One official seems to drag a screaming girl by her hair along the ground, while a policeman hits her with a belt.
Other girls are shown being chased and beaten with wooden sticks.
The circumstances and the timing of the incident were not clear, but a Twitter user who claimed she edited the videos wrote that the girls had been staging a "strike against corruption and injustice" after they "demanded their rights from the orphanage and were rejected".
She later posted photographs showing what she said were bruises some of the girls had sustained in the raid and alleged that a senior official had threatened them if the videos were not taken down from social media.

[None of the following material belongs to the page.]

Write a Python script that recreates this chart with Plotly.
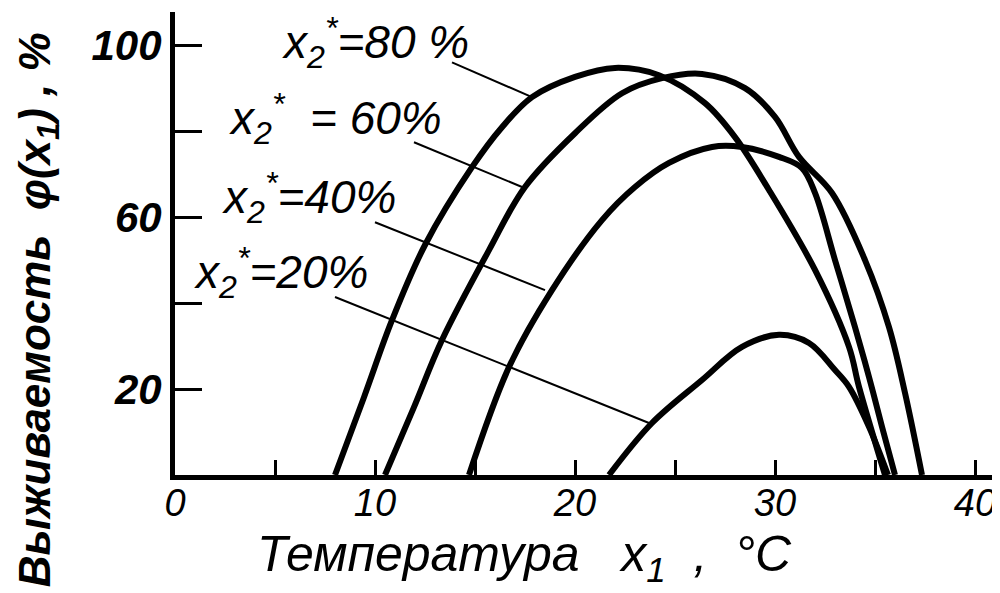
import plotly.graph_objects as go

# кривые выживаемости при разной влажности x2*
x80 = [8.0, 9.45, 10.85, 12.5, 14.85, 16.35, 17.85, 20.0, 22.0, 24.2, 26.5, 28.0, 29.7, 32.0, 33.7, 34.2, 35.5]
y80 = [0, 18.1, 36.0, 53.5, 71.6, 80.9, 87.9, 92.6, 94.7, 93.0, 86.5, 78.6, 66.3, 47.7, 29.8, 20.5, 0]

x60 = [10.5, 11.95, 13.35, 15.7, 17.5, 20.0, 22.35, 24.35, 26.35, 28.5, 30.0, 31.2, 32.85, 34.5, 35.7, 36.5, 37.35]
y60 = [0, 15.8, 31.4, 52.3, 67.0, 79.5, 88.8, 92.3, 93.3, 90.0, 83.3, 74.0, 65.6, 50.0, 34.4, 19.1, 0]

x40 = [14.7, 16.7, 18.85, 21.35, 23.0, 24.7, 26.85, 28.35, 30.2, 31.35, 32.0, 33.0, 34.0, 34.7, 35.35, 36.0]
y40 = [0, 25.1, 43.0, 59.3, 67.0, 72.6, 76.3, 76.3, 74.0, 71.4, 65.6, 50.0, 34.4, 22.8, 11.2, 0]

x20 = [21.7, 23.85, 26.35, 28.35, 30.2, 31.7, 33.0, 33.7, 34.7, 35.65]
y20 = [0, 12.1, 22.1, 29.8, 32.6, 30.7, 24.4, 20.5, 11.2, 0]

# подписи и выноски
labels = ["x<sub>2</sub><sup>*</sup>=80 %", "x<sub>2</sub><sup>*</sup>  = 60%",
          "x<sub>2</sub><sup>*</sup>=40%", "x<sub>2</sub><sup>*</sup>=20%"]
label_x = [5.25, 2.6, 2.25, 0.85]
label_y = [100.5, 83, 64.5, 47]
lead_x = [[13.85, 17.85], [11.95, 17.35], [10.0, 18.5], [8.0, 23.7]]
lead_y = [[96.0, 87.9], [77.4, 67.0], [58.8, 43.0], [41.4, 12.1]]

xticks = [0, 5, 10, 15, 20, 25, 30, 35, 40]
xticktext = ["0", "", "10", "", "20", "", "30", "", "40"]
yticks = [20, 40, 60, 80, 100]
yticktext = ["20", "", "60", "", "100"]

FONT = "Liberation Sans, Arial, sans-serif"

fig = go.Figure()
for xs, ys in [(x80, y80), (x60, y60), (x40, y40), (x20, y20)]:
    fig.add_trace(go.Scatter(x=xs, y=ys, mode="lines", line=dict(color="black", width=6, shape="spline", smoothing=1.0),
                             showlegend=False, hoverinfo="skip"))
for lx, ly in zip(lead_x, lead_y):
    fig.add_trace(go.Scatter(x=lx, y=ly, mode="lines", line=dict(color="black", width=2),
                             showlegend=False, hoverinfo="skip"))

for t, xx, yy in zip(labels, label_x, label_y):
    fig.add_annotation(x=xx, y=yy, text=t, showarrow=False, xanchor="left", yanchor="middle",
                       font=dict(family=FONT, size=46, color="black", style="italic"))

fig.add_annotation(xref="paper", yref="paper", x=-0.166, y=0.356, text="Выживаемость  φ(x<sub>1</sub>) , %",
                   textangle=-90, showarrow=False, xanchor="center", yanchor="middle",
                   font=dict(family=FONT, size=44, color="black", style="italic", weight="bold"))
fig.add_annotation(xref="paper", yref="paper", x=0.097, y=-0.178, text="Температура   x<sub>1</sub>  ,  °C",
                   showarrow=False, xanchor="left", yanchor="middle",
                   font=dict(family=FONT, size=50, color="black", style="italic"))

fig.update_xaxes(range=[0, 41.25], tickvals=xticks, ticktext=xticktext, ticks="inside", ticklen=15, tickwidth=3,
                 tickcolor="black", showline=True, linecolor="black", linewidth=5, showgrid=False, zeroline=False,
                 automargin=False, ticklabelstandoff=-10,
                 tickfont=dict(family=FONT, size=38, color="black", style="italic"))
fig.update_yaxes(range=[0, 107.7], tickvals=yticks, ticktext=yticktext, ticks="inside", ticklen=27, tickwidth=3,
                 tickcolor="black", showline=True, linecolor="black", linewidth=5, showgrid=False, zeroline=False,
                 automargin=False, tickfont=dict(family=FONT, size=42, color="black", style="italic", weight="bold"))
# страница открывается с отступом body 8px, поэтому фигура чуть меньше окна
fig.update_layout(width=992, height=585, margin=dict(l=167, r=0, t=4, b=118),
                  plot_bgcolor="white", paper_bgcolor="white")

fig.write_html("out.html")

Human rights activists and dissidents expressed outrage at the footage after it emerged on Tuesday night, while the hashtag "Khamis_Mushait_Orphans" began trending on Twitter in Saudi Arabia.
The UK-based rights group ALQST said the footage was "disturbing" and that Saudi authorities "must hold the perpetrators accountable".
The opposition National Assembly Party, which is composed of exiled dissidents, condemned the "vicious attacks" and demanded "the protection of girls in shelters and orphanages in order to let them exercise their basic rights".
The governor of the south-western Asir region said in a statement on Wednesday that he had formed a committee to investigate the footage and that its findings would be referred to the competent authorities.
The incident comes at a time of increasing international concern about women's rights in Saudi Arabia, where in recent years the government has lifted a ban on women driving and relaxed male guardianship rules while also imprisoning prominent female activists as part of a crackdown on dissent.
US-based human rights group Dawn reported this week that a Saudi woman had been sentenced to 45 years in prison over social media posts criticising the kingdom's leaders.
Court documents showed that Nourah bint Saeed al-Qahtani was convicted of "using the internet to tear the social fabric" and "violating public order by using social media", it said.